Tak ada segunduk tanah pun yang bisa didatangi sekadar ziarah melepas rindu. Rindu yang menyimpan dendam namun dipendam selama puluhan tahun. Rindu ayah, ibu, anak, adik, abang, kakak, sanak-saudara. Itu kepedihan yang tak terkatakan..
Tak ada narasi yang mampu mewakilkan. Hanya manusia yang masih kuat memiliki naluri sebagai insan berbudi pekerti dan sensitif atas penderitaan serta kemelut manusia lain yang mampu merasakan dengan cara empati.
Empati…, tak dimiliki tiap jiwa ternyata.
Tetapi, saya harus mengatakan: beruntung dilahirkan dan berasal dari genetika manusia-manusia Samosir.

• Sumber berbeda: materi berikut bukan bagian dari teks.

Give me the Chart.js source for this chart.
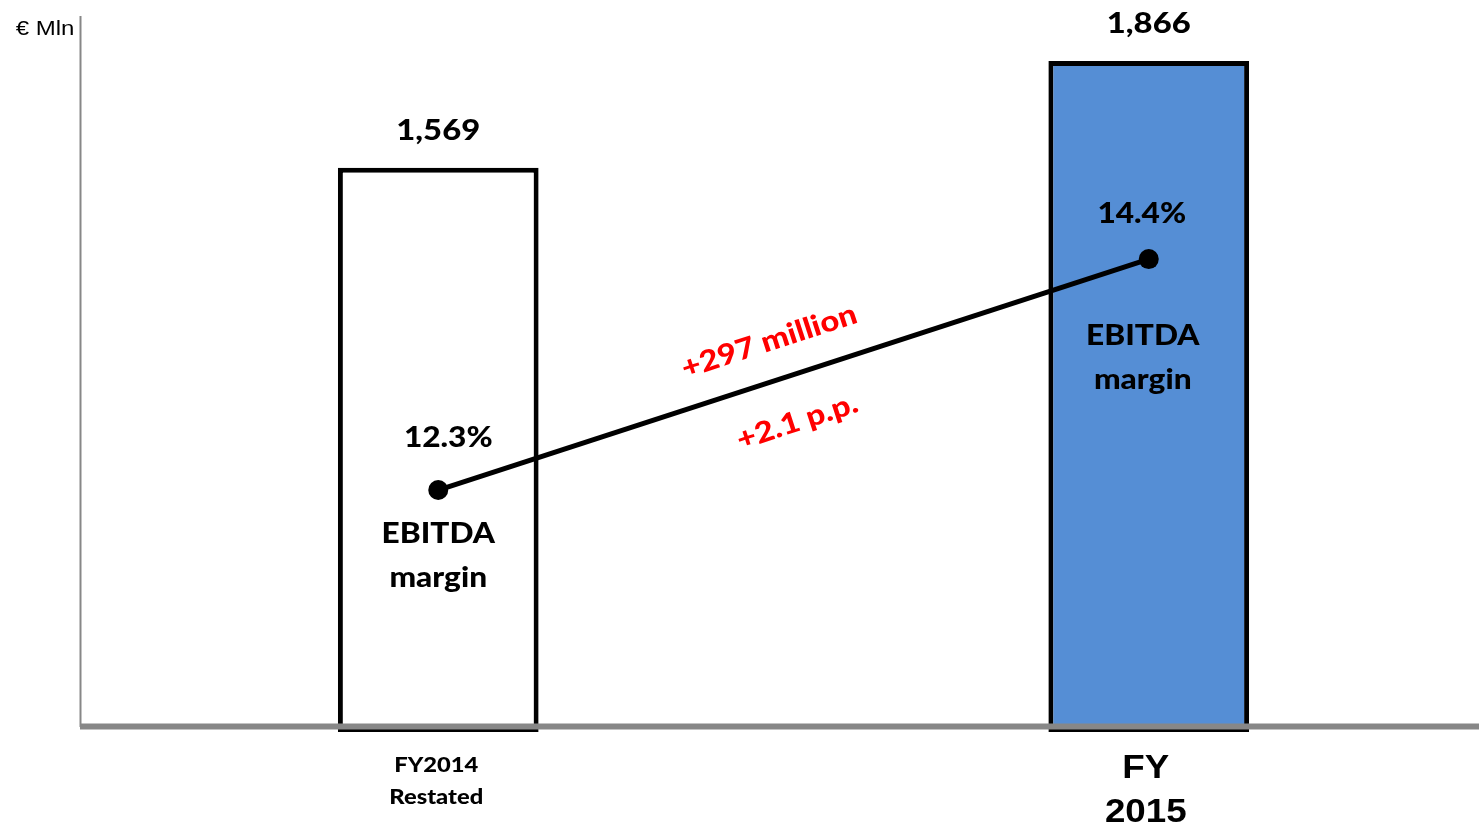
<!DOCTYPE html>
<html>
<head>
<meta charset="utf-8">
<script src="https://cdn.jsdelivr.net/npm/chart.js@4.4.1/dist/chart.umd.min.js"></script>
<style>
  html, body { margin: 0; padding: 0; background: #fff; overflow: hidden; width: 1479px; height: 828px; }
  #wrap { width: 1514px; height: 828px; }
  canvas { display: block; width: 1514px; height: 828px; }
</style>
</head>
<body>
<div id="wrap"><canvas id="c" width="1514" height="828"></canvas></div>
<script>
// EBITDA (€ Mln) and EBITDA margin (%), FY2014 restated vs FY2015
const categories = [['FY2014', 'Restated'], ['FY', '2015']];
const ebitda = [1569, 1866];
const ebitdaLabels = ['1,569', '1,866'];
const margin = [12.3, 14.4];
const marginLabels = ['12.3%', '14.4%'];
const deltaLabels = ['+297 million', '+2.1 p.p.'];
const unitLabel = '€ Mln';
const barFills = ['#FFFFFF', '#558ED5'];

const BOLD = '"Lato", "Open Sans", sans-serif';
const ARIAL = '"Liberation Sans", Arial, sans-serif';
const GREY = '#878787';
const W = '900 ';

// centred text with a slight horizontal widening
function txt(ctx, s, x, y, font, color, angle, sx) {
  ctx.save();
  ctx.translate(x, y);
  if (angle) ctx.rotate(angle);
  ctx.scale(sx || 1.13, 1);
  ctx.font = font;
  ctx.fillStyle = color;
  ctx.textAlign = 'center';
  ctx.textBaseline = 'middle';
  ctx.fillText(s, 0, 0);
  ctx.restore();
}

const axisLines = {
  id: 'axisLines',
  beforeDatasetsDraw(chart) {
    const { ctx, chartArea } = chart;
    ctx.save();
    ctx.strokeStyle = GREY;
    ctx.lineWidth = 2;
    ctx.beginPath();
    ctx.moveTo(80.5, chartArea.top);
    ctx.lineTo(80.5, chartArea.bottom - 5);
    ctx.stroke();
    ctx.restore();
  },
  afterDatasetsDraw(chart) {
    const { ctx, chartArea } = chart;
    ctx.save();
    ctx.strokeStyle = GREY;
    ctx.lineWidth = 6;
    ctx.beginPath();
    ctx.moveTo(80, chartArea.bottom - 5.5);
    ctx.lineTo(chart.width, chartArea.bottom - 5.5);
    ctx.stroke();
    ctx.restore();
  }
};

const annotations = {
  id: 'annotations',
  afterDraw(chart) {
    const { ctx } = chart;
    const bars = chart.getDatasetMeta(1).data;
    const pts = chart.getDatasetMeta(0).data;

    // unit label
    txt(ctx, unitLabel, 45, 29, '20px ' + ARIAL, '#000', 0, 1.2);

    // bar values
    bars.forEach((b, i) => txt(ctx, ebitdaLabels[i], b.x, b.y - 37, W + '29px ' + BOLD, '#000'));

    // margin values and captions
    const pctDx = [10, -7], pctDy = [-52, -45];
    const capDx = [0, -6], capDy = [44, 77];
    pts.forEach((p, i) => {
      txt(ctx, marginLabels[i], p.x + pctDx[i], p.y + pctDy[i], W + '28px ' + BOLD, '#000');
      const cx = bars[i].x + capDx[i];
      txt(ctx, 'EBITDA', cx, p.y + capDy[i], W + '28px ' + BOLD, '#000');
      txt(ctx, 'margin', cx, p.y + capDy[i] + 44, W + '28px ' + BOLD, '#000');
    });

    // change labels along the margin line
    const a = pts[0], b = pts[1];
    const ang = Math.atan2(b.y - a.y, b.x - a.x);
    const mx = (a.x + b.x) / 2, my = (a.y + b.y) / 2;
    ctx.save();
    ctx.translate(mx, my);
    ctx.rotate(ang);
    txt(ctx, deltaLabels[0], -13, -39, W + '29px ' + BOLD, '#FF0000');
    txt(ctx, deltaLabels[1], -11, 46, W + '29px ' + BOLD, '#FF0000');
    ctx.restore();

    // category labels
    const xs = chart.scales.x;
    const base = chart.chartArea.bottom;
    txt(ctx, categories[0][0], xs.getPixelForValue(0) - 2, base + 33, W + '21px ' + BOLD, '#000');
    txt(ctx, categories[0][1], xs.getPixelForValue(0) - 2, base + 65, W + '21px ' + BOLD, '#000');
    txt(ctx, categories[1][0], xs.getPixelForValue(1) - 3, base + 37, 'bold 34px ' + ARIAL, '#000', 0, 1.08);
    txt(ctx, categories[1][1], xs.getPixelForValue(1) - 3, base + 81, 'bold 34px ' + ARIAL, '#000', 0, 1.08);
  }
};

new Chart(document.getElementById('c'), {
  data: {
    labels: categories,
    datasets: [
      {
        type: 'line',
        label: 'EBITDA margin',
        data: margin,
        yAxisID: 'y2',
        borderColor: '#000',
        borderWidth: 5,
        pointRadius: 10,
        pointBackgroundColor: '#000',
        pointBorderWidth: 0,
        tension: 0
      },
      {
        type: 'bar',
        label: 'EBITDA',
        data: ebitda,
        yAxisID: 'y',
        backgroundColor: barFills,
        borderColor: '#000',
        borderWidth: 5,
        borderSkipped: false,
        barPercentage: 0.2825,
        categoryPercentage: 1
      }
    ]
  },
  options: {
    responsive: false,
    animation: false,
    devicePixelRatio: 1,
    layout: { padding: { top: 16, bottom: 96, left: 83, right: 1 } },
    plugins: { legend: { display: false }, tooltip: { enabled: false } },
    scales: {
      x: { display: false },
      y: { display: false, min: 0, max: 1991 },
      y2: { display: false, min: 10.1, max: 16.61 }
    }
  },
  plugins: [axisLines, annotations]
});
</script>
</body>
</html>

Hanya di wilayah ini dulu yang tak terdengar kisah-kisah kebiadaban pada manusia oleh manusia–yang bahkan saling mengenal dan tak sedikit memiliki hubungan darah.
Sejujurnya pula, kebanggaan saya sebagai orang Samosir, terutama karena kuatnya hubungan perkerabatan dan relasi sosial. Sopan santun yg berasal dari norma-norma adat, membentuk sikap dasar yg menekankan keramahan dan kepatutan. Tradisi tersebut seharusnya tak boleh lekang. Hanya itu kekayaan orang Samosir–selain moleknya panorama.
Samosirlah yang membekali diri saya dalam banyak hal, antara lain, spontan ikut “marlungun” atau berempati atas penderitaan orang lain seperti yang dialami keluarga dan sanak saudara korban gerakan penghilangan ratusan ribu manusia pasca G 30 S dan peristiwa kekejaman lain.
Kembalilah beradab berbudaya, wahai orang-orang Samosir. Hanya itu milik kita yang amat berharga.